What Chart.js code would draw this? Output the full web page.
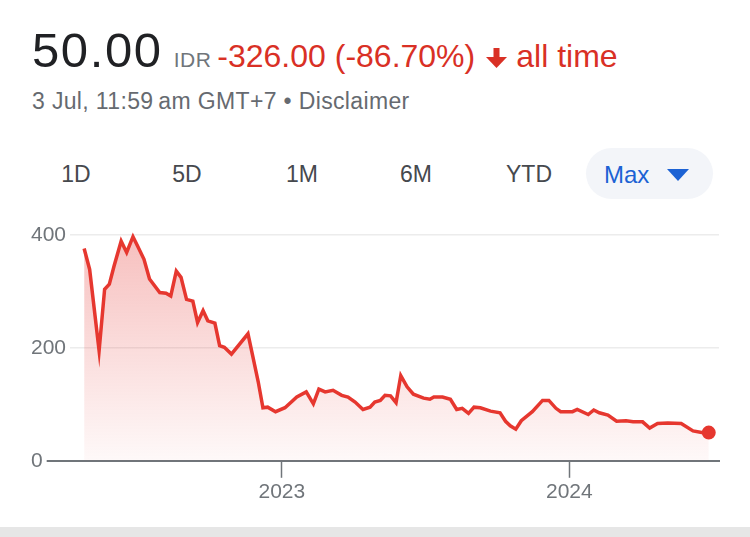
<!DOCTYPE html>
<html>
<head>
<meta charset="utf-8">
<script src="https://cdn.jsdelivr.net/npm/chart.js@4.4.1/dist/chart.umd.min.js"></script>
<style>
  html, body { margin: 0; padding: 0; background: #fff; }
  body { width: 750px; height: 537px; position: relative; overflow: hidden; font-family: "Liberation Sans", Arial, sans-serif; }
  .head { position: absolute; left: 32px; top: 26px; font-size: 49px; line-height: 49px; color: #202124; white-space: nowrap; }
  .head .big { letter-spacing: 1.6px; }
  .head .cur { font-size: 21px; color: #70757a; margin-left: 11px; letter-spacing: 0.5px; }
  .head .chg { font-size: 32px; color: #d93025; margin-left: 6px; }
  .head svg { width: 23px; height: 20px; margin-left: 10px; margin-right: 8px; vertical-align: -1px; }
  .sub { position: absolute; left: 32px; top: 90px; font-size: 23px; line-height: 23px; color: #666a70; white-space: nowrap; letter-spacing: 0.35px; }
  .btn { position: absolute; top: 163px; width: 80px; margin-left: -40px; text-align: center; font-size: 23px; line-height: 23px; color: #46494e; }
  .pill { position: absolute; left: 586px; top: 148px; width: 127px; height: 51px; border-radius: 26px; background: #f3f5f9; }
  .pill span { position: absolute; left: 18px; top: 15px; font-size: 24px; line-height: 24px; color: #1c62d4; }
  .pill svg { position: absolute; left: 81px; top: 21px; width: 22px; height: 12px; }
  #wrap { position: absolute; left: 0; top: 210px; width: 750px; height: 327px; }
  .foot { position: absolute; left: 0; top: 527px; width: 750px; height: 10px; background: #e6e6e6; }
</style>
</head>
<body>
<div class="head"><span class="big">50.00</span><span class="cur">IDR</span><span class="chg">-326.00 (-86.70%)</span><svg viewBox="0 0 23 20"><rect x="8.5" y="0" width="6" height="10" fill="#d93025"/><path d="M1 9 L22 9 L11.5 20 Z" fill="#d93025"/></svg><span class="chg" style="margin-left:0">all time</span></div>
<div class="sub">3 Jul, 11:59&thinsp;am GMT+7 • Disclaimer</div>
<div class="btn" style="left:76px">1D</div>
<div class="btn" style="left:187px">5D</div>
<div class="btn" style="left:302px">1M</div>
<div class="btn" style="left:416px">6M</div>
<div class="btn" style="left:529px">YTD</div>
<div class="pill"><span>Max</span><svg viewBox="0 0 22 12"><path d="M0 0 L22 0 L11 12 Z" fill="#1c62d4"/></svg></div>
<div id="wrap"><canvas id="myChart"></canvas></div>
<div class="foot"></div>
<script>
const dates = [
  '2022-04-25', '2022-05-02', '2022-05-14', '2022-05-21', '2022-05-27', '2022-06-02',
  '2022-06-11', '2022-06-18', '2022-06-26', '2022-07-02', '2022-07-10', '2022-07-17',
  '2022-07-30', '2022-08-07', '2022-08-13', '2022-08-20', '2022-08-26', '2022-09-02',
  '2022-09-10', '2022-09-16', '2022-09-23', '2022-09-29', '2022-10-08', '2022-10-14',
  '2022-10-20', '2022-10-29', '2022-11-19', '2022-11-25', '2022-12-02', '2022-12-08',
  '2022-12-14', '2022-12-24', '2023-01-05', '2023-01-20', '2023-02-01', '2023-02-10',
  '2023-02-17', '2023-02-25', '2023-03-07', '2023-03-18', '2023-03-26', '2023-04-04',
  '2023-04-14', '2023-04-23', '2023-04-29', '2023-05-06', '2023-05-12', '2023-05-19',
  '2023-05-26', '2023-06-01', '2023-06-09', '2023-06-17', '2023-06-30', '2023-07-08',
  '2023-07-13', '2023-07-24', '2023-08-03', '2023-08-11', '2023-08-18', '2023-08-26',
  '2023-09-02', '2023-09-10', '2023-09-23', '2023-10-05', '2023-10-12', '2023-10-18',
  '2023-10-25', '2023-11-01', '2023-11-15', '2023-11-28', '2023-12-06', '2023-12-15',
  '2023-12-21', '2024-01-05', '2024-01-11', '2024-01-25', '2024-02-01', '2024-02-08',
  '2024-02-19', '2024-03-01', '2024-03-13', '2024-03-22', '2024-04-03', '2024-04-12',
  '2024-04-22', '2024-05-05', '2024-05-22', '2024-06-06', '2024-06-17', '2024-06-26'
];
const prices = [
  376, 339, 195, 304, 313, 345,
  389, 369, 397, 380, 357, 322,
  298, 297, 292, 336, 325, 286,
  283, 245, 266, 248, 244, 204,
  201, 189, 225, 186, 140, 94,
  95, 87, 94, 113, 122, 101,
  127, 122, 125, 116, 113, 104,
  91, 95, 104, 107, 116, 115,
  103, 151, 131, 118, 111, 109,
  113, 113, 109, 91, 93, 84,
  95, 94, 88, 85, 70, 62,
  56, 71, 87, 107, 107, 93,
  87, 87, 91, 82, 90, 85,
  81, 70, 71, 69, 69, 58,
  66, 67, 66, 53, 50, 50
];
const tickDates = ['2023-01-01', '2024-01-01'];
const tickLabels = ['2023', '2024'];
const yTicks = [0, 200, 400];
const xStart = '2022-02-14';
const xEnd = '2024-07-09';

const red = '#e6372f';
const axisGray = '#70757a';

const points = dates.map((d, i) => ({ x: Date.parse(d), y: prices[i] }));
const last = points.length - 1;

const chartCtx = document.getElementById('myChart').getContext('2d');
new Chart(chartCtx, {
  type: 'line',
  data: {
    datasets: [{
      data: points,
      borderColor: red,
      borderWidth: 3.5,
      tension: 0,
      fill: 'origin',
      backgroundColor: (c) => {
        const area = c.chart.chartArea;
        if (!area) return 'rgba(229,57,53,0.1)';
        const g = c.chart.ctx.createLinearGradient(0, area.top, 0, area.bottom);
        g.addColorStop(0, 'rgba(229,57,53,0.32)');
        g.addColorStop(1, 'rgba(229,57,53,0.03)');
        return g;
      },
      pointRadius: (c) => c.dataIndex === last ? 6 : 0,
      pointBorderWidth: 2,
      pointBackgroundColor: red,
      pointBorderColor: red,
      clip: false
    }]
  },
  options: {
    responsive: true,
    maintainAspectRatio: false,
    animation: false,
    devicePixelRatio: 1,
    layout: { padding: { left: 25, right: 31, top: 25, bottom: 30 } },
    plugins: { legend: { display: false }, tooltip: { enabled: false } },
    scales: {
      x: {
        type: 'linear',
        min: Date.parse(xStart),
        max: Date.parse(xEnd),
        afterBuildTicks: (axis) => { axis.ticks = tickDates.map(d => ({ value: Date.parse(d) })); },
        border: { display: true, color: axisGray, width: 2 },
        grid: { drawOnChartArea: false, drawTicks: true, tickLength: 17, tickColor: axisGray, tickWidth: 1.5 },
        ticks: {
          autoSkip: false,
          maxRotation: 0,
          padding: 2,
          color: axisGray,
          font: { family: 'Liberation Sans', size: 21 },
          callback: (value, index) => tickLabels[index]
        }
      },
      y: {
        min: 0,
        max: 400,
        afterBuildTicks: (axis) => { axis.ticks = yTicks.map(v => ({ value: v })); },
        border: { display: false },
        grid: {
          drawTicks: false,
          lineWidth: 1.5,
          color: (c) => (c.tick && c.tick.value === 0) ? 'rgba(0,0,0,0)' : '#ececec'
        },
        ticks: {
          mirror: true,
          padding: 2,
          z: 1,
          color: axisGray,
          font: { family: 'Liberation Sans', size: 21 },
          showLabelBackdrop: true,
          backdropColor: '#fff',
          backdropPadding: { left: 8, right: 4, top: 1, bottom: 1 }
        }
      }
    }
  }
});
</script>
</body>
</html>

***

## WORK TO COMPLETE
Write out each line again precisely as it appears, skipping every picture.

## WRITTEN SOLUTION
What Chart.js code would draw this? Output the full web page.
<!DOCTYPE html>
<html>
<head>
<meta charset="utf-8">
<script src="https://cdn.jsdelivr.net/npm/chart.js@4.4.1/dist/chart.umd.min.js"></script>
<style>
  html, body { margin: 0; padding: 0; background: #fff; }
  body { width: 750px; height: 537px; position: relative; overflow: hidden; font-family: "Liberation Sans", Arial, sans-serif; }
  .head { position: absolute; left: 32px; top: 26px; font-size: 49px; line-height: 49px; color: #202124; white-space: nowrap; }
  .head .big { letter-spacing: 1.6px; }
  .head .cur { font-size: 21px; color: #70757a; margin-left: 11px; letter-spacing: 0.5px; }
  .head .chg { font-size: 32px; color: #d93025; margin-left: 6px; }
  .head svg { width: 23px; height: 20px; margin-left: 10px; margin-right: 8px; vertical-align: -1px; }
  .sub { position: absolute; left: 32px; top: 90px; font-size: 23px; line-height: 23px; color: #666a70; white-space: nowrap; letter-spacing: 0.35px; }
  .btn { position: absolute; top: 163px; width: 80px; margin-left: -40px; text-align: center; font-size: 23px; line-height: 23px; color: #46494e; }
  .pill { position: absolute; left: 586px; top: 148px; width: 127px; height: 51px; border-radius: 26px; background: #f3f5f9; }
  .pill span { position: absolute; left: 18px; top: 15px; font-size: 24px; line-height: 24px; color: #1c62d4; }
  .pill svg { position: absolute; left: 81px; top: 21px; width: 22px; height: 12px; }
  #wrap { position: absolute; left: 0; top: 210px; width: 750px; height: 327px; }
  .foot { position: absolute; left: 0; top: 527px; width: 750px; height: 10px; background: #e6e6e6; }
</style>
</head>
<body>
<div class="head"><span class="big">50.00</span><span class="cur">IDR</span><span class="chg">-326.00 (-86.70%)</span><svg viewBox="0 0 23 20"><rect x="8.5" y="0" width="6" height="10" fill="#d93025"/><path d="M1 9 L22 9 L11.5 20 Z" fill="#d93025"/></svg><span class="chg" style="margin-left:0">all time</span></div>
<div class="sub">3 Jul, 11:59&thinsp;am GMT+7 • Disclaimer</div>
<div class="btn" style="left:76px">1D</div>
<div class="btn" style="left:187px">5D</div>
<div class="btn" style="left:302px">1M</div>
<div class="btn" style="left:416px">6M</div>
<div class="btn" style="left:529px">YTD</div>
<div class="pill"><span>Max</span><svg viewBox="0 0 22 12"><path d="M0 0 L22 0 L11 12 Z" fill="#1c62d4"/></svg></div>
<div id="wrap"><canvas id="myChart"></canvas></div>
<div class="foot"></div>
<script>
const dates = [
  '2022-04-25', '2022-05-02', '2022-05-14', '2022-05-21', '2022-05-27', '2022-06-02',
  '2022-06-11', '2022-06-18', '2022-06-26', '2022-07-02', '2022-07-10', '2022-07-17',
  '2022-07-30', '2022-08-07', '2022-08-13', '2022-08-20', '2022-08-26', '2022-09-02',
  '2022-09-10', '2022-09-16', '2022-09-23', '2022-09-29', '2022-10-08', '2022-10-14',
  '2022-10-20', '2022-10-29', '2022-11-19', '2022-11-25', '2022-12-02', '2022-12-08',
  '2022-12-14', '2022-12-24', '2023-01-05', '2023-01-20', '2023-02-01', '2023-02-10',
  '2023-02-17', '2023-02-25', '2023-03-07', '2023-03-18', '2023-03-26', '2023-04-04',
  '2023-04-14', '2023-04-23', '2023-04-29', '2023-05-06', '2023-05-12', '2023-05-19',
  '2023-05-26', '2023-06-01', '2023-06-09', '2023-06-17', '2023-06-30', '2023-07-08',
  '2023-07-13', '2023-07-24', '2023-08-03', '2023-08-11', '2023-08-18', '2023-08-26',
  '2023-09-02', '2023-09-10', '2023-09-23', '2023-10-05', '2023-10-12', '2023-10-18',
  '2023-10-25', '2023-11-01', '2023-11-15', '2023-11-28', '2023-12-06', '2023-12-15',
  '2023-12-21', '2024-01-05', '2024-01-11', '2024-01-25', '2024-02-01', '2024-02-08',
  '2024-02-19', '2024-03-01', '2024-03-13', '2024-03-22', '2024-04-03', '2024-04-12',
  '2024-04-22', '2024-05-05', '2024-05-22', '2024-06-06', '2024-06-17', '2024-06-26'
];
const prices = [
  376, 339, 195, 304, 313, 345,
  389, 369, 397, 380, 357, 322,
  298, 297, 292, 336, 325, 286,
  283, 245, 266, 248, 244, 204,
  201, 189, 225, 186, 140, 94,
  95, 87, 94, 113, 122, 101,
  127, 122, 125, 116, 113, 104,
  91, 95, 104, 107, 116, 115,
  103, 151, 131, 118, 111, 109,
  113, 113, 109, 91, 93, 84,
  95, 94, 88, 85, 70, 62,
  56, 71, 87, 107, 107, 93,
  87, 87, 91, 82, 90, 85,
  81, 70, 71, 69, 69, 58,
  66, 67, 66, 53, 50, 50
];
const tickDates = ['2023-01-01', '2024-01-01'];
const tickLabels = ['2023', '2024'];
const yTicks = [0, 200, 400];
const xStart = '2022-02-14';
const xEnd = '2024-07-09';

const red = '#e6372f';
const axisGray = '#70757a';

const points = dates.map((d, i) => ({ x: Date.parse(d), y: prices[i] }));
const last = points.length - 1;

const chartCtx = document.getElementById('myChart').getContext('2d');
new Chart(chartCtx, {
  type: 'line',
  data: {
    datasets: [{
      data: points,
      borderColor: red,
      borderWidth: 3.5,
      tension: 0,
      fill: 'origin',
      backgroundColor: (c) => {
        const area = c.chart.chartArea;
        if (!area) return 'rgba(229,57,53,0.1)';
        const g = c.chart.ctx.createLinearGradient(0, area.top, 0, area.bottom);
        g.addColorStop(0, 'rgba(229,57,53,0.32)');
        g.addColorStop(1, 'rgba(229,57,53,0.03)');
        return g;
      },
      pointRadius: (c) => c.dataIndex === last ? 6 : 0,
      pointBorderWidth: 2,
      pointBackgroundColor: red,
      pointBorderColor: red,
      clip: false
    }]
  },
  options: {
    responsive: true,
    maintainAspectRatio: false,
    animation: false,
    devicePixelRatio: 1,
    layout: { padding: { left: 25, right: 31, top: 25, bottom: 30 } },
    plugins: { legend: { display: false }, tooltip: { enabled: false } },
    scales: {
      x: {
        type: 'linear',
        min: Date.parse(xStart),
        max: Date.parse(xEnd),
        afterBuildTicks: (axis) => { axis.ticks = tickDates.map(d => ({ value: Date.parse(d) })); },
        border: { display: true, color: axisGray, width: 2 },
        grid: { drawOnChartArea: false, drawTicks: true, tickLength: 17, tickColor: axisGray, tickWidth: 1.5 },
        ticks: {
          autoSkip: false,
          maxRotation: 0,
          padding: 2,
          color: axisGray,
          font: { family: 'Liberation Sans', size: 21 },
          callback: (value, index) => tickLabels[index]
        }
      },
      y: {
        min: 0,
        max: 400,
        afterBuildTicks: (axis) => { axis.ticks = yTicks.map(v => ({ value: v })); },
        border: { display: false },
        grid: {
          drawTicks: false,
          lineWidth: 1.5,
          color: (c) => (c.tick && c.tick.value === 0) ? 'rgba(0,0,0,0)' : '#ececec'
        },
        ticks: {
          mirror: true,
          padding: 2,
          z: 1,
          color: axisGray,
          font: { family: 'Liberation Sans', size: 21 },
          showLabelBackdrop: true,
          backdropColor: '#fff',
          backdropPadding: { left: 8, right: 4, top: 1, bottom: 1 }
        }
      }
    }
  }
});
</script>
</body>
</html>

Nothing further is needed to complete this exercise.